Hierboven wordt damast bestudeerd en rechts een schietspoel. 

 Wij liepen door waar de wollen dekens werden geruld, foto hierboven, zoals dat vroeger gedaan werd. Er werden zaaddozen van een bepaalde plant gebruikt waar rondom stekels zitten. Deze werden aan een stang vast gemaakt en rolde zo over de stof heen, zodat hij helemaal ging pluizen en zo een wollige deken ontstond. Bij bewerkingen van de wol werd urine gebruikt. De mannen kregen 1 cent voor een volle kruik urine.
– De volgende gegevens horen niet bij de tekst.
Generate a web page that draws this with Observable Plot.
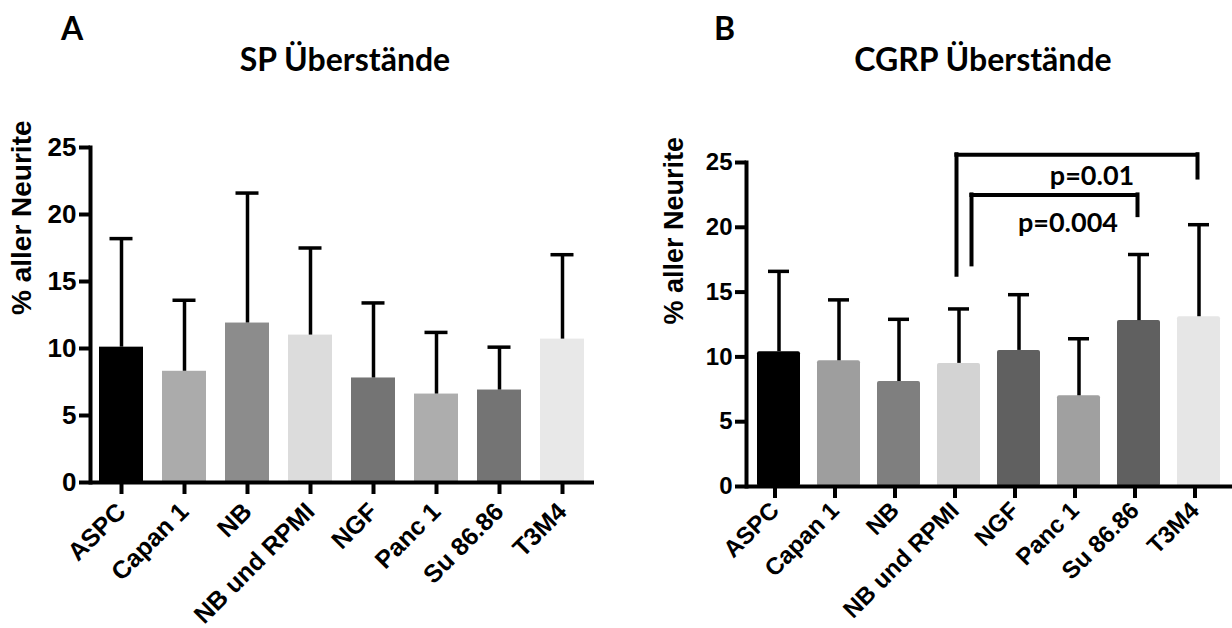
<!DOCTYPE html>
<html><head><meta charset="utf-8">
<script src="https://cdn.jsdelivr.net/npm/d3@7"></script>
<script src="https://cdn.jsdelivr.net/npm/@observablehq/plot@0.6"></script>
<style>
html,body{margin:0;padding:0;background:#fff;}
#root{position:relative;width:1232px;height:628px;overflow:hidden;}
.panel{position:absolute;top:0;}
.hd{position:absolute;font-family:Lato,"Open Sans",sans-serif;font-weight:bold;color:#000;white-space:nowrap;line-height:1;}
</style></head><body>
<div id="root">
  <div id="panelA" class="panel" style="left:0px"></div>
  <div id="panelB" class="panel" style="left:600px"></div>
  <div class="hd" style="left:61px;top:12px;font-size:32px">A</div>
  <div class="hd" id="titleA" style="left:345px;top:43px;font-size:32px;transform:translateX(-50%)">SP Überstände</div>
  <div class="hd" style="left:714px;top:12px;font-size:32px">B</div>
  <div class="hd" id="titleB" style="left:983px;top:43px;font-size:32px;transform:translateX(-50%)">CGRP Überstände</div>
</div>
<script>
// ---- data ----
const categories = ["ASPC", "Capan 1", "NB", "NB und RPMI", "NGF", "Panc 1", "Su 86.86", "T3M4"];
const spMean   = [10.1, 8.3, 11.9, 11.0, 7.8, 6.6, 6.9, 10.7];
const spSd     = [8.1, 5.3, 9.7, 6.5, 5.6, 4.6, 3.2, 6.3];
const cgrpMean = [10.4, 9.7, 8.1, 9.5, 10.5, 7.0, 12.8, 13.1];
const cgrpSd   = [6.2, 4.7, 4.8, 4.2, 4.3, 4.4, 5.1, 7.1];
const yTicks = [0, 5, 10, 15, 20, 25];
const yLabel = "% aller Neurite";
const spTitle = "SP Überstände";
const cgrpTitle = "CGRP Überstände";
const spColors   = ["#000000", "#ababab", "#8c8c8c", "#dcdcdc", "#747474", "#adadad", "#747474", "#e8e8e8"];
const cgrpColors = ["#000000", "#9e9e9e", "#7f7f7f", "#d3d3d3", "#606060", "#a0a0a0", "#606060", "#e6e6e6"];
const brackets = [
  {from: "NB und RPMI", to: "T3M4",     top: 25.6, leftEnd: 16.3, rightEnd: 23.8, label: "p=0.01"},
  {from: "NB und RPMI", to: "Su 86.86", top: 22.5, leftEnd: 17.1, rightEnd: 20.9, label: "p=0.004"}
];

const spData = categories.map((c, i) => ({cat: c, mean: spMean[i], sd: spSd[i]}));
const cgrpData = categories.map((c, i) => ({cat: c, mean: cgrpMean[i], sd: cgrpSd[i]}));

const FONT = "Liberation Sans, Arial, sans-serif";
const H = 628;

function panel({data, colors, width, ml, mr, mt, mb, padIn, capInset, labelDx, labelSize, yFont, xFont, tickPad, xdx, rx, extra}) {
  return Plot.plot({
    width, height: H,
    marginLeft: ml, marginRight: mr, marginTop: mt, marginBottom: mb,
    style: {fontFamily: FONT, fontWeight: "bold", background: "transparent", overflow: "visible", color: "#000"},
    x: {domain: categories, paddingInner: padIn, paddingOuter: padIn / 2, label: null},
    y: {domain: [0, 25], label: null},
    color: {domain: categories, range: colors},
    marks: [
      Plot.barY(data, {x: "cat", y: "mean", fill: "cat", rx}),
      Plot.ruleX(data, {x: "cat", y1: "mean", y2: d => d.mean + d.sd, strokeWidth: 3.5}),
      Plot.tickY(data, {x: "cat", y: d => d.mean + d.sd, strokeWidth: 3.5, insetLeft: capInset, insetRight: capInset}),
      Plot.axisY({ticks: yTicks, tickSize: 11, tickPadding: 3, strokeWidth: 4, fontSize: yFont, fontWeight: "bold", label: null}),
      Plot.axisX({tickSize: 12, tickPadding: tickPad, strokeWidth: 4, tickRotate: -45, fontSize: xFont, fontWeight: "bold", label: null, dx: xdx}),
      Plot.frame({anchor: "left", strokeWidth: 4}),
      Plot.ruleY([0], {strokeWidth: 4}),
      Plot.text([yLabel], {frameAnchor: "left", rotate: -90, dx: labelDx, fontSize: labelSize, fontWeight: "bold"}),
      ...(extra || [])
    ]
  });
}

// panel A
const plotA = panel({data: spData, colors: spColors, width: 600, ml: 90, mr: 6, mt: 147, mb: 146,
  padIn: 0.3, capInset: 10.5, labelDx: -68, labelSize: 28, yFont: 26, xFont: 25, tickPad: 13, xdx: 0, rx: 0});
document.getElementById("panelA").appendChild(plotA);

// panel B
const wB = 632, mlB = 146, mrB = 0, padB = 0.28;
const bwB = (wB - mlB - mrB) / categories.length * (1 - padB);
function bracketMarks(b, dxL, dxR) {
  return [
    Plot.ruleY([b], {y: "top", x1: "from", x2: "to", insetLeft: bwB / 2 + dxL, insetRight: bwB / 2 - dxR, strokeWidth: 4, strokeLinecap: "square"}),
    Plot.ruleX([b], {x: "from", y1: "leftEnd", y2: "top", dx: dxL, strokeWidth: 4, strokeLinecap: "square"}),
    Plot.ruleX([b], {x: "to", y1: "rightEnd", y2: "top", dx: dxR, strokeWidth: 4, strokeLinecap: "square"})
  ];
}
const extraB = [
  ...bracketMarks(brackets[0], -2.5, -1.5),
  ...bracketMarks(brackets[1], 12.5, -1.5),
  Plot.text([brackets[0]], {x: () => "Panc 1", y: "top", text: "label", dx: 13, dy: 22, fontSize: 27, fontWeight: "bold", fontFamily: "Lato, Open Sans, sans-serif"}),
  Plot.text([brackets[1]], {x: () => "Panc 1", y: "top", text: "label", dx: -11, dy: 28, fontSize: 27, fontWeight: "bold", fontFamily: "Lato, Open Sans, sans-serif"})
];
const plotB = panel({data: cgrpData, colors: cgrpColors, width: wB, ml: mlB, mr: mrB, mt: 162, mb: 142,
  padIn: padB, capInset: 11, labelDx: -72, labelSize: 27, yFont: 24, xFont: 24, tickPad: 8, xdx: -4, rx: 2, extra: extraB});
document.getElementById("panelB").appendChild(plotB);

document.getElementById("titleA").textContent = spTitle;
document.getElementById("titleB").textContent = cgrpTitle;
</script>
</body></html>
Vooral verouderde urine zorgt ervoor dat ammoniak ontstaat en krijgt zo de werking van zeep, waarin de stof werd gewassen, verven en vollen van de wol. 1/3 urine en 2/3 water. Maandags mochten zij niet inleveren, dan zat er teveel alcohol in en daar komt de naam ‘KRUIKENZEIKERS’ vandaan, zoals de stad met Carnaval genoemd wordt. Nu zijn we bij het ‘stoomtijdperk.’ Boven staat een enorm grote machine  met een groot wiel, die een band aandreef en zo naar beneden liep om de andere machines aan te drijven. Weer heel veel herrie dus! Heel vroeger werden kleine jongetjes door een gat geduwd om kolen te gaan hakken voor de brandstof. KINDERARBEID WAS VROEGER DUS ‘SCHERING EN INSLAG!’
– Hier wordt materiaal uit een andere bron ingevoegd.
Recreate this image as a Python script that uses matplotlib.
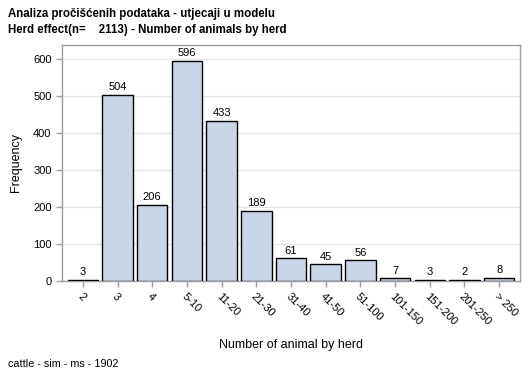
import matplotlib.pyplot as plt
import matplotlib.transforms as mtransforms

plt.rcParams["font.family"] = ["Liberation Sans", "DejaVu Sans"]

categories = ["2", "3", "4", "5-10", "11-20", "21-30", "31-40", "41-50",
              "51-100", "101-150", "151-200", "201-250", "> 250"]
counts = [3, 504, 206, 596, 433, 189, 61, 45, 56, 7, 3, 2, 8]
yticks = [0, 100, 200, 300, 400, 500, 600]

frame_color = "#9a9ea2"

fig = plt.figure(figsize=(5.29, 3.78), dpi=100)
ax = fig.add_axes([62 / 529, 97 / 378, 458 / 529, 236.3 / 378])

x = list(range(len(categories)))
bars = ax.bar(x, counts, width=0.88, color="#cad5e6", edgecolor="black", linewidth=1.0, zorder=3)
for b, v in zip(bars, counts):
    ax.annotate(str(v), (b.get_x() + b.get_width() / 2, v), xytext=(0, 2),
                textcoords="offset points", ha="center", va="bottom", fontsize=8)

ax.set_xlim(-0.6, 12.6)
ax.set_ylim(0, 640)
ax.set_yticks(yticks)
ax.set_xticks(x)
ax.set_xticklabels(categories, rotation=-45, ha="left", va="top", rotation_mode="anchor", fontsize=8)
offset = mtransforms.ScaledTranslation(-6 / 100, -2 / 100, fig.dpi_scale_trans)
for lab in ax.get_xticklabels():
    lab.set_transform(lab.get_transform() + offset)
ax.tick_params(axis="y", labelsize=8)
ax.tick_params(axis="both", color=frame_color, length=4, width=1)
ax.grid(axis="y", color="#e6e6e6", linewidth=1, zorder=0)
for s in ax.spines.values():
    s.set_color(frame_color)
    s.set_linewidth(1)

ax.set_xlabel("Number of animal by herd", fontsize=9, labelpad=8)
ax.set_ylabel("Frequency", fontsize=9, labelpad=8)

fig.text(8 / 529, 1 - 14 / 378, "Analiza pročišćenih podataka - utjecaji u modelu",
         fontsize=8.3, fontweight="bold", va="center", ha="left")
fig.text(8 / 529, 1 - 30 / 378, "Herd effect(n=    2113) - Number of animals by herd",
         fontsize=8.3, fontweight="bold", va="center", ha="left")
fig.text(8 / 529, 1 - 364 / 378, "cattle - sim - ms - 1902", fontsize=7.75, va="center", ha="left")

fig.savefig("out.png", dpi=100)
Daarna kwamen wij bij de computer aangestuurde afdeling. Dus we waren weer in de tegenwoordige tijd aangeland, waar wij truien bekeken die met de computer naadloos gebreid worden zoals dat nu gaat in de fabrieken. Drie kwartier en je trui is klaar! Een grote lichte ruimte met dakramen waar het noorderlicht goed binnenviel en de kleuren goed zichtbaar zijn. Hier konden wij aan een machientje draaien die razendsnel een sok breidde.

Enfin, weer veel geleerd en gezien! Toch erg blij dat wij in deze tijd leven.

Op naar de koffie/thee en héérlijk gebak, dat aangeboden werd door het bestuur. Toch weer een kleine verrassing in deze sombere dagen nietwaar?                                                                                                                           Bedankt Rini voor het organiseren.

                                                                                                                                                                                                                   Marijke Smit.